— start THE INPUT —
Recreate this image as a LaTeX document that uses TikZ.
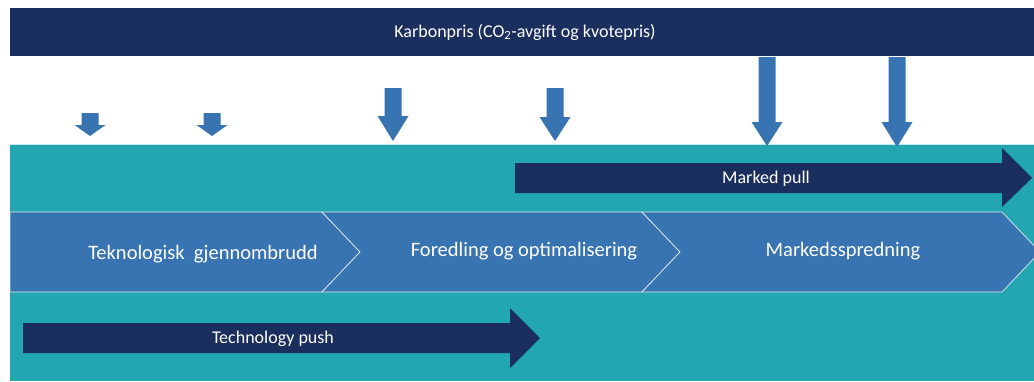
\documentclass[tikz,border=0pt]{standalone}
\usepackage{fontspec}
\setmainfont{Carlito}
\definecolor{navyband}{HTML}{1A2F5E}
\definecolor{tealbg}{HTML}{22A6B0}
\definecolor{stepblue}{HTML}{3873B2}
\tikzset{
  label text/.style={text=white, inner sep=0pt, font=\fontsize{18}{21}\selectfont},
  phase text/.style={text=white, inner sep=0pt, font=\fontsize{20.5}{24}\selectfont},
  phase/.style={fill=stepblue, draw=white!85!stepblue, line width=0.7pt},
}
\begin{document}
\begin{tikzpicture}[x=1pt, y=-1pt]

\path[use as bounding box] (0,0) rectangle (1034,381);

% Carbon price banner
\fill[navyband] (10,8) rectangle (1034,56);
\node[label text] (karbon) at (525,32) {Karbonpris (CO\textsubscript{2}-avgift og kvotepris)};

% Background band
\fill[tealbg] (10,144) rectangle (1034,381);
\draw[white!75!tealbg, line width=0.6pt] (10,144) -- (1034,144);

% Down arrows (x, top, head start, tip)
\foreach \cx/\top/\hs/\tip in {90/113/125/136, 212/113/125/136, 393/88/116/141,
                               555/88/117/141, 767/57/122/146, 897/57/122/147} {
  \fill[stepblue] (\cx-8.5,\top) -- (\cx+8.5,\top) -- (\cx+8.5,\hs) -- (\cx+15.5,\hs)
     -- (\cx,\tip) -- (\cx-15.5,\hs) -- (\cx-8.5,\hs) -- cycle;
}

% Marked pull
\fill[navyband] (515,163) -- (1002,163) -- (1002,148) -- (1032,178) -- (1002,207)
   -- (1002,193) -- (515,193) -- cycle;
\node[label text] (pull) at (766,179) {Marked pull};

% Phases
\path[phase] (10,212) -- (322,212) -- (360,252) -- (322,292) -- (10,292) -- cycle;
\path[phase] (322,212) -- (642,212) -- (680,252) -- (642,292) -- (322,292)
   -- (360,252) -- cycle;
\path[phase] (642,212) -- (1002,212) -- (1040,252) -- (1002,292) -- (642,292)
   -- (680,252) -- cycle;
\node[phase text] (tekno) at (203,254) {Teknologisk\ \ gjennombrudd};
\node[phase text] (foredling) at (524,251) {Foredling og optimalisering};
\node[phase text] (marked) at (843,251) {Markedsspredning};

% Technology push
\fill[navyband] (23,323) -- (510,323) -- (510,308) -- (540,338) -- (510,368)
   -- (510,353) -- (23,353) -- cycle;
\node[label text] (push) at (273,339) {Technology push};

\end{tikzpicture}
\end{document}
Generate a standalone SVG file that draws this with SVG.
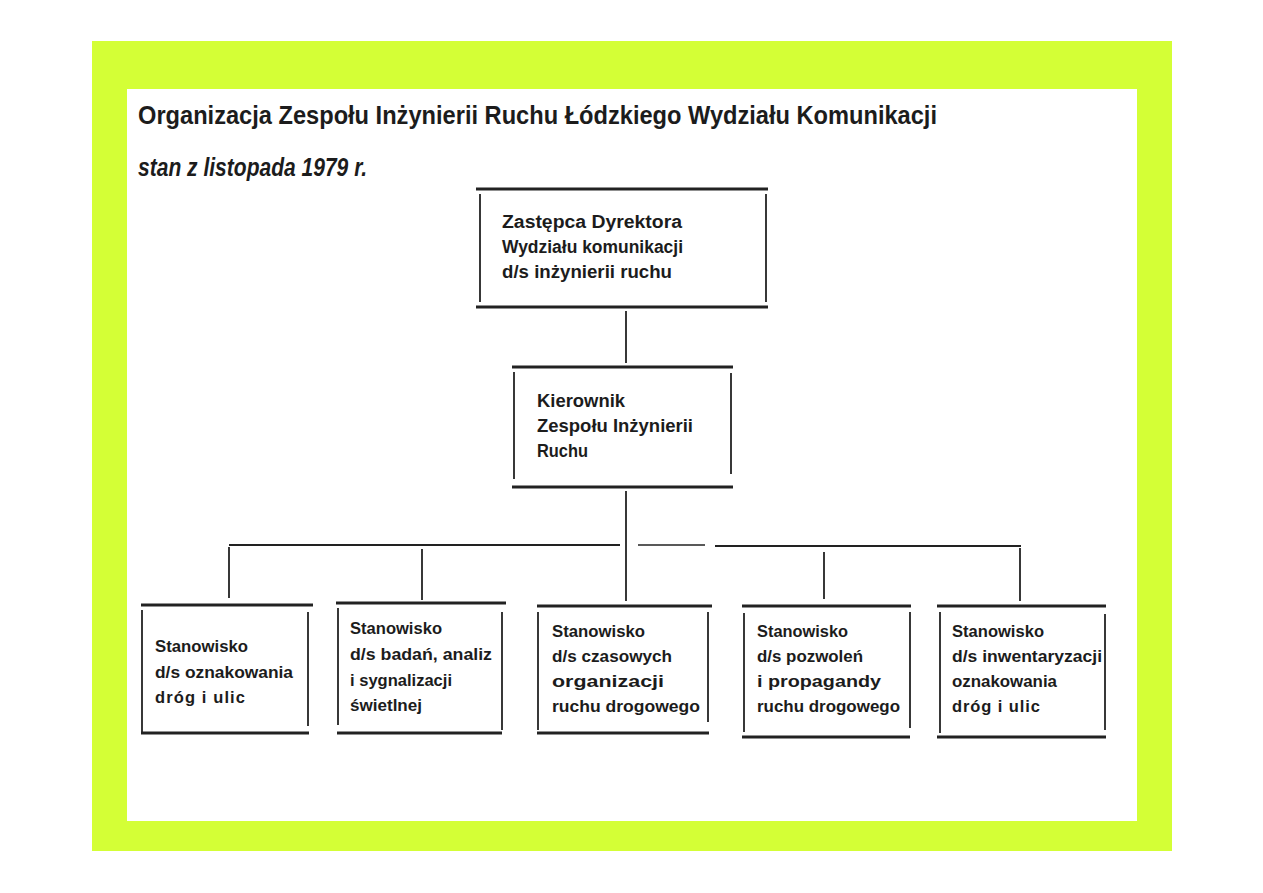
<svg xmlns="http://www.w3.org/2000/svg" width="1263" height="893" viewBox="0 0 1263 893">
<style>
.t{font-family:"Liberation Sans",Arial,sans-serif;font-weight:bold;fill:#1c1c1c}
.b{font-size:18px}
.s{font-size:16.5px}
.h{stroke:#222;stroke-width:3;fill:none}
.v{stroke:#222;stroke-width:1.8;fill:none}
.c{stroke:#222;stroke-width:1.8;fill:none}
</style>
<rect x="0" y="0" width="1263" height="893" fill="#ffffff"/>
<rect x="92" y="41" width="1080" height="810" fill="#d4ff36"/>
<rect x="127" y="89" width="1010" height="732" fill="#ffffff"/>
<g id="title">
<text class="t" x="138" y="124" font-size="25" textLength="799" lengthAdjust="spacingAndGlyphs">Organizacja Zespołu Inżynierii Ruchu Łódzkiego Wydziału Komunikacji</text>
<text class="t" x="138" y="176" font-size="25" font-style="italic" font-weight="normal" textLength="229" lengthAdjust="spacingAndGlyphs">stan z listopada 1979 r.</text>
</g>
<g id="connectors">
<line class="c" x1="626" y1="311" x2="626" y2="363"/>
<line class="c" x1="626" y1="491" x2="626" y2="601"/>
<line class="h" x1="229" y1="545" x2="620" y2="545" style="stroke-width:2.2"/>
<line class="h" x1="638" y1="545" x2="705" y2="545" style="stroke-width:1.6"/>
<line class="h" x1="715" y1="546" x2="1021" y2="546" style="stroke-width:2"/>
<line class="c" x1="229" y1="547" x2="229" y2="598"/>
<line class="c" x1="422" y1="549" x2="422" y2="600"/>
<line class="c" x1="824" y1="552" x2="824" y2="599"/>
<line class="c" x1="1020" y1="548" x2="1020" y2="601"/>
</g>
<g id="n-zastepca">
<line class="h" x1="476" y1="189" x2="768" y2="189"/>
<line class="h" x1="476" y1="307" x2="768" y2="307"/>
<line class="v" x1="480" y1="194" x2="480" y2="302"/>
<line class="v" x1="766" y1="194" x2="766" y2="302"/>
<text class="t b" x="502" y="228" textLength="180" lengthAdjust="spacingAndGlyphs">Zastępca Dyrektora</text>
<text class="t b" x="502" y="253" textLength="181" lengthAdjust="spacingAndGlyphs">Wydziału komunikacji</text>
<text class="t b" x="502" y="278" textLength="170" lengthAdjust="spacingAndGlyphs">d/s inżynierii ruchu</text>
</g>
<g id="n-kierownik">
<line class="h" x1="512" y1="367" x2="733" y2="367"/>
<line class="h" x1="512" y1="487" x2="733" y2="487"/>
<line class="v" x1="514" y1="372" x2="514" y2="479"/>
<line class="v" x1="731" y1="373" x2="731" y2="474"/>
<text class="t b" x="537" y="407" textLength="88" lengthAdjust="spacingAndGlyphs">Kierownik</text>
<text class="t b" x="537" y="432" textLength="156" lengthAdjust="spacingAndGlyphs">Zespołu Inżynierii</text>
<text class="t b" x="537" y="457" textLength="51" lengthAdjust="spacingAndGlyphs">Ruchu</text>
</g>
<g id="n-oznakowania">
<line class="h" x1="141" y1="605" x2="313" y2="605"/>
<line class="h" x1="141" y1="733" x2="309" y2="733"/>
<line class="v" x1="142" y1="610" x2="142" y2="734"/>
<line class="v" x1="308" y1="612" x2="308" y2="726"/>
<text class="t s" x="155" y="652" textLength="93" lengthAdjust="spacingAndGlyphs">Stanowisko</text>
<text class="t s" x="155" y="678" textLength="138" lengthAdjust="spacingAndGlyphs">d/s oznakowania</text>
<text class="t s" x="155" y="703" textLength="90" lengthAdjust="spacing">dróg i ulic</text>
</g>
<g id="n-badan">
<line class="h" x1="336" y1="603" x2="506" y2="603"/>
<line class="h" x1="337" y1="733" x2="502" y2="733"/>
<line class="v" x1="338" y1="608" x2="338" y2="725"/>
<line class="v" x1="502" y1="612" x2="502" y2="730"/>
<text class="t s" x="350" y="634" textLength="92" lengthAdjust="spacingAndGlyphs">Stanowisko</text>
<text class="t s" x="350" y="660" textLength="142" lengthAdjust="spacingAndGlyphs">d/s badań, analiz</text>
<text class="t s" x="350" y="686" textLength="102" lengthAdjust="spacingAndGlyphs">i sygnalizacji</text>
<text class="t s" x="350" y="711" textLength="72" lengthAdjust="spacingAndGlyphs">świetlnej</text>
</g>
<g id="n-czasowych">
<line class="h" x1="537" y1="606" x2="712" y2="606"/>
<line class="h" x1="537" y1="733" x2="709" y2="733"/>
<line class="v" x1="538" y1="612" x2="538" y2="730"/>
<line class="v" x1="708" y1="612" x2="708" y2="722"/>
<text class="t s" x="552" y="637" textLength="93" lengthAdjust="spacingAndGlyphs">Stanowisko</text>
<text class="t s" x="552" y="662" textLength="120" lengthAdjust="spacingAndGlyphs">d/s czasowych</text>
<text class="t s" x="552" y="687" textLength="112" lengthAdjust="spacingAndGlyphs">organizacji</text>
<text class="t s" x="552" y="712" textLength="148" lengthAdjust="spacingAndGlyphs">ruchu drogowego</text>
</g>
<g id="n-pozwolen">
<line class="h" x1="742" y1="606" x2="911" y2="606"/>
<line class="h" x1="742" y1="737" x2="910" y2="737"/>
<line class="v" x1="744" y1="613" x2="744" y2="732"/>
<line class="v" x1="910" y1="612" x2="910" y2="728"/>
<text class="t s" x="757" y="637" textLength="91" lengthAdjust="spacingAndGlyphs">Stanowisko</text>
<text class="t s" x="757" y="662" textLength="106" lengthAdjust="spacingAndGlyphs">d/s pozwoleń</text>
<text class="t s" x="757" y="687" textLength="124" lengthAdjust="spacingAndGlyphs">i propagandy</text>
<text class="t s" x="757" y="712" textLength="143" lengthAdjust="spacingAndGlyphs">ruchu drogowego</text>
</g>
<g id="n-inwentaryzacji">
<line class="h" x1="937" y1="606" x2="1106" y2="606"/>
<line class="h" x1="937" y1="737" x2="1106" y2="737"/>
<line class="v" x1="940" y1="612" x2="940" y2="733"/>
<line class="v" x1="1105" y1="614" x2="1105" y2="730"/>
<text class="t s" x="952" y="637" textLength="92" lengthAdjust="spacingAndGlyphs">Stanowisko</text>
<text class="t s" x="952" y="662" textLength="150" lengthAdjust="spacingAndGlyphs">d/s inwentaryzacji</text>
<text class="t s" x="952" y="687" textLength="105" lengthAdjust="spacingAndGlyphs">oznakowania</text>
<text class="t s" x="952" y="712" textLength="88" lengthAdjust="spacing">dróg i ulic</text>
</g>
</svg>
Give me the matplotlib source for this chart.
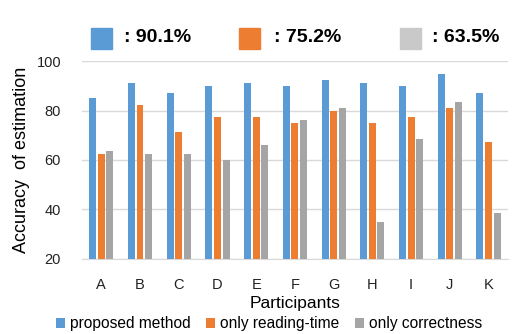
import matplotlib.pyplot as plt
from matplotlib.patches import Rectangle
import numpy as np

plt.rcParams['font.family'] = ['Liberation Sans', 'DejaVu Sans']

participants = ['A', 'B', 'C', 'D', 'E', 'F', 'G', 'H', 'I', 'J', 'K']
proposed = [85, 91, 87.3, 89.8, 91, 89.8, 92.2, 91, 89.8, 94.7, 87.3]
reading_time = [62.3, 82.3, 71.2, 77.4, 77.4, 75, 80, 75, 77.4, 81, 67.4]
correctness = [63.6, 62.3, 62.3, 60, 66, 76, 81, 34.8, 68.6, 83.4, 38.6]
averages = ['90.1%', '75.2%', '63.5%']

series_names = ['proposed method', 'only reading-time', 'only correctness']
colors = ['#5B9BD5', '#ED7D31', '#A5A5A5']
square_colors = ['#5B9BD5', '#ED7D31', '#C9C9C9']

fig = plt.figure(figsize=(5.12, 3.34), dpi=100)
ax = fig.add_axes([0.160, 0.225, 0.832, 0.592])

x = np.arange(len(participants))
w = 0.18
off = 0.222
for i, vals in enumerate([proposed, reading_time, correctness]):
    ax.bar(x + (i - 1) * off, np.array(vals) - 20, w, bottom=20,
           color=colors[i], label=series_names[i], zorder=3)

ax.set_xlim(-0.5, len(participants) - 0.5)
ax.set_ylim(20, 100)
ax.set_yticks([20, 40, 60, 80, 100])
ax.set_xticks(x)
ax.set_xticklabels(participants)
ax.tick_params(length=0, labelsize=10.5, colors='#222222')
ax.tick_params(axis='x', pad=14)
ax.tick_params(axis='y', pad=15)
ax.grid(axis='y', color='#D9D9D9', linewidth=1, zorder=0)
for s in ['top', 'right', 'left']:
    ax.spines[s].set_visible(False)
ax.spines['bottom'].set_color('#D9D9D9')
ax.set_ylabel('Accuracy  of estimation', fontsize=13, labelpad=5)
ax.set_xlabel('Participants', fontsize=12.5, labelpad=3)

fig.legend(loc='lower center', bbox_to_anchor=(0.525, -0.02), ncol=3,
           frameon=False, fontsize=11.2, handlelength=0.6, handleheight=0.6,
           handletextpad=0.3, columnspacing=1.0, borderaxespad=0.2)

# top summary: average accuracy per method
sq_x = [91, 239, 400]
txt_x = [124, 274, 432]
for i in range(3):
    fig.patches.append(Rectangle((sq_x[i] / 512, 1 - 49 / 334), 21 / 512, 21 / 334,
                                 transform=fig.transFigure, color=square_colors[i]))
    fig.text(txt_x[i] / 512, 1 - 37 / 334, ': ' + averages[i], fontsize=14,
             fontweight='bold', va='center', ha='left')

fig.savefig('out.png', dpi=100)
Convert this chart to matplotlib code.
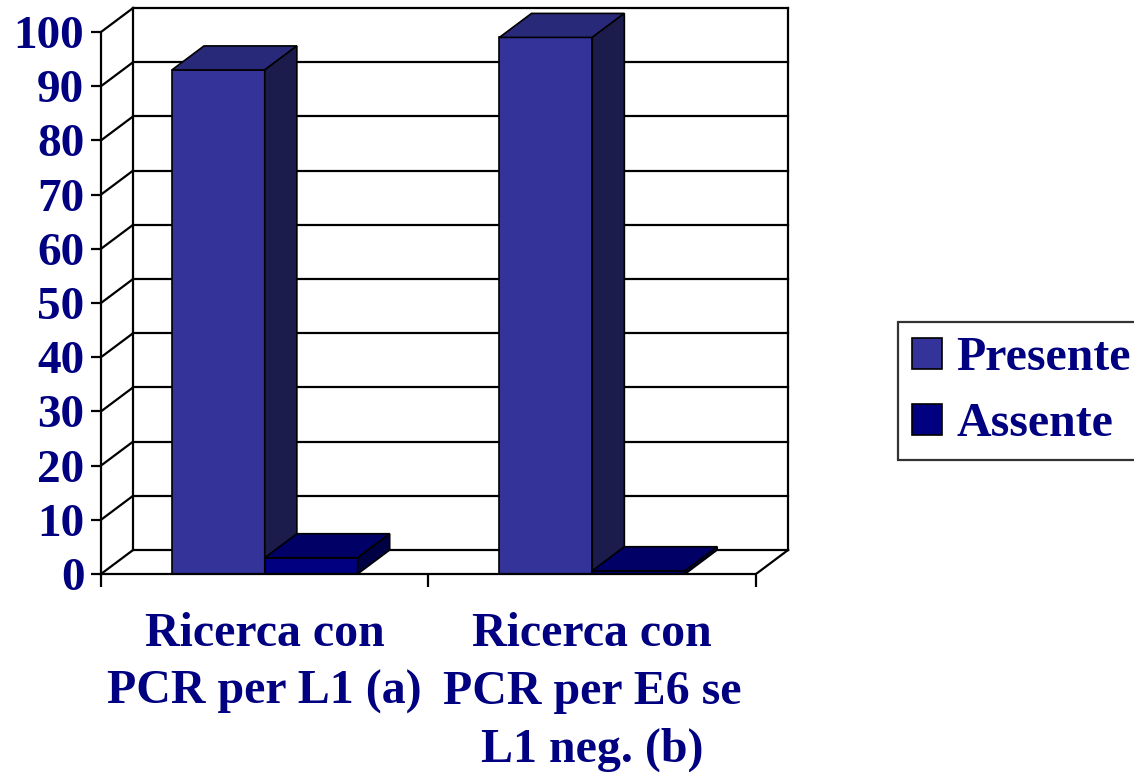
— end THE INPUT —
INSTRUCTIONS FOR THE TASK -> Word for word, give again the lines from the first entry to the line with "text] (pull) at", inclusive. Exclude the pictures.

COMPLETE OUTPUT ->
Recreate this image as a LaTeX document that uses TikZ.
\documentclass[tikz,border=0pt]{standalone}
\usepackage{fontspec}
\setmainfont{Carlito}
\definecolor{navyband}{HTML}{1A2F5E}
\definecolor{tealbg}{HTML}{22A6B0}
\definecolor{stepblue}{HTML}{3873B2}
\tikzset{
  label text/.style={text=white, inner sep=0pt, font=\fontsize{18}{21}\selectfont},
  phase text/.style={text=white, inner sep=0pt, font=\fontsize{20.5}{24}\selectfont},
  phase/.style={fill=stepblue, draw=white!85!stepblue, line width=0.7pt},
}
\begin{document}
\begin{tikzpicture}[x=1pt, y=-1pt]

\path[use as bounding box] (0,0) rectangle (1034,381);

% Carbon price banner
\fill[navyband] (10,8) rectangle (1034,56);
\node[label text] (karbon) at (525,32) {Karbonpris (CO\textsubscript{2}-avgift og kvotepris)};

% Background band
\fill[tealbg] (10,144) rectangle (1034,381);
\draw[white!75!tealbg, line width=0.6pt] (10,144) -- (1034,144);

% Down arrows (x, top, head start, tip)
\foreach \cx/\top/\hs/\tip in {90/113/125/136, 212/113/125/136, 393/88/116/141,
                               555/88/117/141, 767/57/122/146, 897/57/122/147} {
  \fill[stepblue] (\cx-8.5,\top) -- (\cx+8.5,\top) -- (\cx+8.5,\hs) -- (\cx+15.5,\hs)
     -- (\cx,\tip) -- (\cx-15.5,\hs) -- (\cx-8.5,\hs) -- cycle;
}

% Marked pull
\fill[navyband] (515,163) -- (1002,163) -- (1002,148) -- (1032,178) -- (1002,207)
   -- (1002,193) -- (515,193) -- cycle;
\node[label text] (pull) at (766,179) {Marked pull};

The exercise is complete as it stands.